While I found the book interesting up to that point, my interest really piqued half-way through the book. Susan Walsh was in Haiti with a team during the January 2010 earthquake. She gives an incredible first-hand account of what the tremor felt like, the emotional responses to the quake, and the devastation felt in Pétionville. Thankfully no one on their team was hurt, but immediately following the quake, they found themselves serving at a hospital where they saw every injury imaginable.
Susan Walsh describes their experience as that of a Mobile Army Surgical Hospital (MASH unit.) People were missing limbs, losing blood at a life-threatening rate, and so much more. Many of the people in the hospital were dead. Her team did the best they could to treat injuries for 6 or 7 hours after the quake, but the number of people requiring treatment was enormous.
Because of the condition of the airport and the chaos, their team—which was supposed to leave the day after the quake—was stranded in Haiti for several extra days. Their ordeal of trying to get out of the country was nightmarish.
She also goes on to describe the trips she made back to Haiti following the quake. The very last chapter gives a very good analysis of where things stand in Haiti today, including the issues that have been dealt with, and the issues that have not been resolved.
I really appreciated the book because it not only gave an excellent first-hand account of an earth-shattering (literally) event that nearly every person in Haiti bears scars from, but it also gives a great look into the tremendous needs of the Haitian people. The issues are complex, sticky, and difficult to deal with. At times it feels like the mess has gotten so big, it can never be cleaned up.

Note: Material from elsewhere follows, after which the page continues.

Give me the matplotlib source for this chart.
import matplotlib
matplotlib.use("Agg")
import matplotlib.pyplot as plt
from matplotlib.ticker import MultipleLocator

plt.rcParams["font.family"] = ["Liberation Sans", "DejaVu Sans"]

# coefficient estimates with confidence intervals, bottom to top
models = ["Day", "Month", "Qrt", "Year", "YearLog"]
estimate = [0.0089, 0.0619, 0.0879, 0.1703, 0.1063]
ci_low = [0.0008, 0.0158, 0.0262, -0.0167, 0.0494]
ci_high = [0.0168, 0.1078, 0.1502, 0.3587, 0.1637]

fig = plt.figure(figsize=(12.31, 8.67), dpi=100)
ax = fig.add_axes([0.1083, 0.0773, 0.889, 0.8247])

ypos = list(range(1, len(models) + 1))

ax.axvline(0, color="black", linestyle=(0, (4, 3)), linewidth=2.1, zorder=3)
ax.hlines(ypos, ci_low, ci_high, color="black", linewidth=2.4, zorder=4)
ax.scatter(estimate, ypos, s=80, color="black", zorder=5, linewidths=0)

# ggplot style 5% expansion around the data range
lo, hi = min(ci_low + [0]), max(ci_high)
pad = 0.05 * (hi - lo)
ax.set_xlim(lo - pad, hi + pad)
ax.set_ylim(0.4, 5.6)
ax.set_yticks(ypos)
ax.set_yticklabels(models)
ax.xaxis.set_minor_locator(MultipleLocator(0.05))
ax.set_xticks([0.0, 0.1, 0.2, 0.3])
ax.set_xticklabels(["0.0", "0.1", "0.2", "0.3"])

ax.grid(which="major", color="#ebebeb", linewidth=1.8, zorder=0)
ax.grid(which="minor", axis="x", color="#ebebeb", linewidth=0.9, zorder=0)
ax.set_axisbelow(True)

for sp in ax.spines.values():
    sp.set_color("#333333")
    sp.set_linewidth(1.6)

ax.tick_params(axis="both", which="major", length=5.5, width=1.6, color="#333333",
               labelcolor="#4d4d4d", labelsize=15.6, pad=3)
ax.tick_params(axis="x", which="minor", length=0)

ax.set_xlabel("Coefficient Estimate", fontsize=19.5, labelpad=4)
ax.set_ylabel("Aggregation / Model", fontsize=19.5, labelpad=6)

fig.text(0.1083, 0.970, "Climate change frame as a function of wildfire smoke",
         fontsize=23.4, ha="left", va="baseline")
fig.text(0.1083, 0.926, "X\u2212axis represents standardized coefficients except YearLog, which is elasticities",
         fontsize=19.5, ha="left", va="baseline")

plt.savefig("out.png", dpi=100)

But God is still sovereign over all. He will use tragedies such as the 2010 earthquake for HIS glory and to make HIS Name famous in Haiti. Susan Walsh does a great job of sharing her personal testimony and how God worked in her life through all the situations she was a part of in Haiti.
I definitely recommend this book for anyone high-school aged and up, particularly those who are considering medical missions work. Parts of the story are heartbreaking, but I think our hearts need to be broken more often, because brokenness brings us to a point of action.